---- Provided material

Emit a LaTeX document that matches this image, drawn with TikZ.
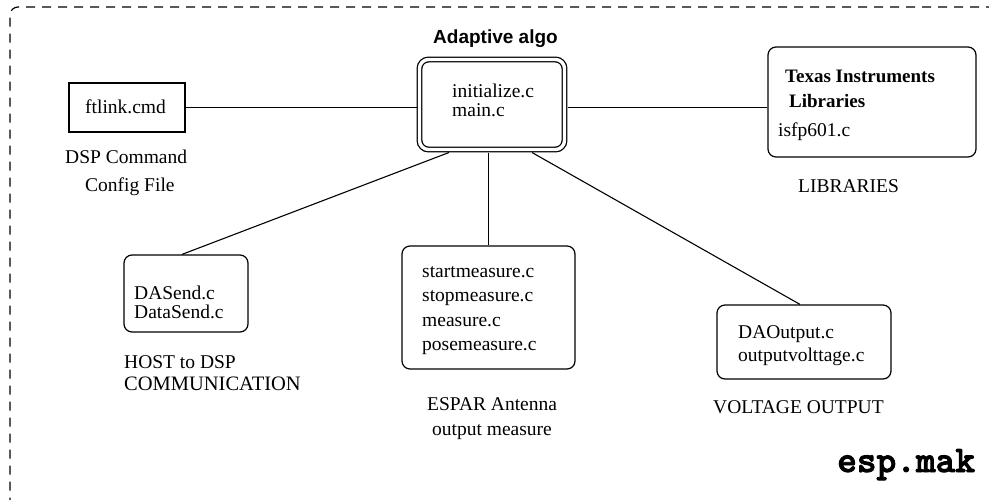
\documentclass[tikz,border=0pt]{standalone}
\usepackage{fontspec}
\setmainfont{Liberation Serif}
\newfontfamily\headsans{Liberation Sans}
\newfontfamily\makfont{lmmonolt10-bold.otf}[FakeBold=2.4]
\usetikzlibrary{calc}

\tikzset{
  filebox/.style={draw, line width=1.2pt, rounded corners=8pt, inner sep=0pt},
  plainbox/.style={draw, line width=1.2pt, inner sep=0pt},
  mainbox/.style={draw, double, double distance=3.4pt, line width=1.25pt,
    rounded corners=9pt, inner sep=0pt, outer sep=3pt},
  link/.style={line width=1.1pt},
  txt/.style={anchor=base west, inner sep=0pt, font=\fontsize{19.5}{25}\selectfont},
  frame/.style={dashed, dash pattern=on 9pt off 7pt, line width=1.2pt}
}

\begin{document}
\begin{tikzpicture}[x=1pt,y=-1pt]
\useasboundingbox (0,0) rectangle (989,499);

% outer dashed frame of the make project
\draw[frame, rounded corners=8pt] (995,7) -- (10,7) -- (10,505);

% boxes
\node[plainbox, minimum width=116pt, minimum height=49pt] (ftlink) at (127,107.5) {};
\node[mainbox, minimum width=145pt, minimum height=90pt] (main) at (492,104.5) {};
\node[filebox, minimum width=208pt, minimum height=110pt] (ti) at (872,102) {};
\node[filebox, minimum width=124pt, minimum height=77pt] (das) at (186,293.5) {};
\node[filebox, minimum width=173pt, minimum height=123pt] (espar) at (488.5,307.5) {};
\node[filebox, minimum width=174pt, minimum height=74pt] (volt) at (804,342) {};

% connectors
\draw[link] (ftlink.east) -- (ftlink.east -| main.west);
\draw[link] (main.east |- ftlink.east) -- (ti.west |- ftlink.east);
\draw[link] ($(main.south)+(-43,0)$) -- ($(das.north)+(-4,0)$);
\draw[link] (main.south -| espar.north) -- (espar.north);
\draw[link] ($(main.south)+(40,0)$) -- ($(volt.north)+(-4,0)$);

% box contents
\node[txt] (tftlink) at (85,113) {ftlink.cmd};
\node[anchor=base west, inner sep=0pt, font=\headsans\bfseries\fontsize{19}{22}\selectfont] (talgo) at (433,43) {Adaptive algo};
\node[txt] (tinit) at (452,97) {initialize.c};
\node[txt] (tmainc) at (452,116) {main.c};
\node[txt, font=\bfseries\fontsize{19}{25}\selectfont] (tti1) at (785,82) {Texas Instruments};
\node[txt, font=\bfseries\fontsize{19}{25}\selectfont] (tti2) at (789,107) {Libraries};
\node[txt] (tisfp) at (778,136) {isfp601.c};
\node[txt] (tdas1) at (134,299) {DASend.c};
\node[txt] (tdas2) at (134,318) {DataSend.c};
\node[txt] (tesp1) at (422,277) {startmeasure.c};
\node[txt] (tesp2) at (422,301) {stopmeasure.c};
\node[txt] (tesp3) at (422,326) {measure.c};
\node[txt] (tesp4) at (422,350) {posemeasure.c};
\node[txt] (tvolt1) at (738,338) {DAOutput.c};
\node[txt] (tvolt2) at (738,361) {outputvolttage.c};

% captions
\node[txt] (cdsp1) at (65,163) {DSP Command};
\node[txt] (cdsp2) at (85,191) {Config File};
\node[txt] (clib) at (798,192) {LIBRARIES};
\node[txt] (chost1) at (124,368) {HOST to DSP};
\node[txt, font=\fontsize{20.5}{25}\selectfont] (chost2) at (124,390) {COMMUNICATION};
\node[txt] (cesp1) at (427,410) {ESPAR Antenna};
\node[txt] (cesp2) at (432,435) {output measure};
\node[txt] (cvolt) at (713,413) {VOLTAGE OUTPUT};
\node[anchor=base west, inner sep=0pt, font=\makfont\fontsize{37.5}{40}\selectfont] (mak) at (837,472) {esp.mak};
\end{tikzpicture}
\end{document}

--------

Task details. Each line of the data is to be duplicated exactly; pictures stay out of the copy.

Output of the task.
Emit a LaTeX document that matches this image, drawn with TikZ.
\documentclass[tikz,border=0pt]{standalone}
\usepackage{fontspec}
\setmainfont{Liberation Serif}
\newfontfamily\headsans{Liberation Sans}
\newfontfamily\makfont{lmmonolt10-bold.otf}[FakeBold=2.4]
\usetikzlibrary{calc}

\tikzset{
  filebox/.style={draw, line width=1.2pt, rounded corners=8pt, inner sep=0pt},
  plainbox/.style={draw, line width=1.2pt, inner sep=0pt},
  mainbox/.style={draw, double, double distance=3.4pt, line width=1.25pt,
    rounded corners=9pt, inner sep=0pt, outer sep=3pt},
  link/.style={line width=1.1pt},
  txt/.style={anchor=base west, inner sep=0pt, font=\fontsize{19.5}{25}\selectfont},
  frame/.style={dashed, dash pattern=on 9pt off 7pt, line width=1.2pt}
}

\begin{document}
\begin{tikzpicture}[x=1pt,y=-1pt]
\useasboundingbox (0,0) rectangle (989,499);

% outer dashed frame of the make project
\draw[frame, rounded corners=8pt] (995,7) -- (10,7) -- (10,505);

% boxes
\node[plainbox, minimum width=116pt, minimum height=49pt] (ftlink) at (127,107.5) {};
\node[mainbox, minimum width=145pt, minimum height=90pt] (main) at (492,104.5) {};
\node[filebox, minimum width=208pt, minimum height=110pt] (ti) at (872,102) {};
\node[filebox, minimum width=124pt, minimum height=77pt] (das) at (186,293.5) {};
\node[filebox, minimum width=173pt, minimum height=123pt] (espar) at (488.5,307.5) {};
\node[filebox, minimum width=174pt, minimum height=74pt] (volt) at (804,342) {};

% connectors
\draw[link] (ftlink.east) -- (ftlink.east -| main.west);
\draw[link] (main.east |- ftlink.east) -- (ti.west |- ftlink.east);
\draw[link] ($(main.south)+(-43,0)$) -- ($(das.north)+(-4,0)$);
\draw[link] (main.south -| espar.north) -- (espar.north);
\draw[link] ($(main.south)+(40,0)$) -- ($(volt.north)+(-4,0)$);

% box contents
\node[txt] (tftlink) at (85,113) {ftlink.cmd};
\node[anchor=base west, inner sep=0pt, font=\headsans\bfseries\fontsize{19}{22}\selectfont] (talgo) at (433,43) {Adaptive algo};
\node[txt] (tinit) at (452,97) {initialize.c};
\node[txt] (tmainc) at (452,116) {main.c};
\node[txt, font=\bfseries\fontsize{19}{25}\selectfont] (tti1) at (785,82) {Texas Instruments};
\node[txt, font=\bfseries\fontsize{19}{25}\selectfont] (tti2) at (789,107) {Libraries};
\node[txt] (tisfp) at (778,136) {isfp601.c};
\node[txt] (tdas1) at (134,299) {DASend.c};
\node[txt] (tdas2) at (134,318) {DataSend.c};
\node[txt] (tesp1) at (422,277) {startmeasure.c};
\node[txt] (tesp2) at (422,301) {stopmeasure.c};
\node[txt] (tesp3) at (422,326) {measure.c};
\node[txt] (tesp4) at (422,350) {posemeasure.c};
\node[txt] (tvolt1) at (738,338) {DAOutput.c};
\node[txt] (tvolt2) at (738,361) {outputvolttage.c};

% captions
\node[txt] (cdsp1) at (65,163) {DSP Command};
\node[txt] (cdsp2) at (85,191) {Config File};
\node[txt] (clib) at (798,192) {LIBRARIES};
\node[txt] (chost1) at (124,368) {HOST to DSP};
\node[txt, font=\fontsize{20.5}{25}\selectfont] (chost2) at (124,390) {COMMUNICATION};
\node[txt] (cesp1) at (427,410) {ESPAR Antenna};
\node[txt] (cesp2) at (432,435) {output measure};
\node[txt] (cvolt) at (713,413) {VOLTAGE OUTPUT};
\node[anchor=base west, inner sep=0pt, font=\makfont\fontsize{37.5}{40}\selectfont] (mak) at (837,472) {esp.mak};
\end{tikzpicture}
\end{document}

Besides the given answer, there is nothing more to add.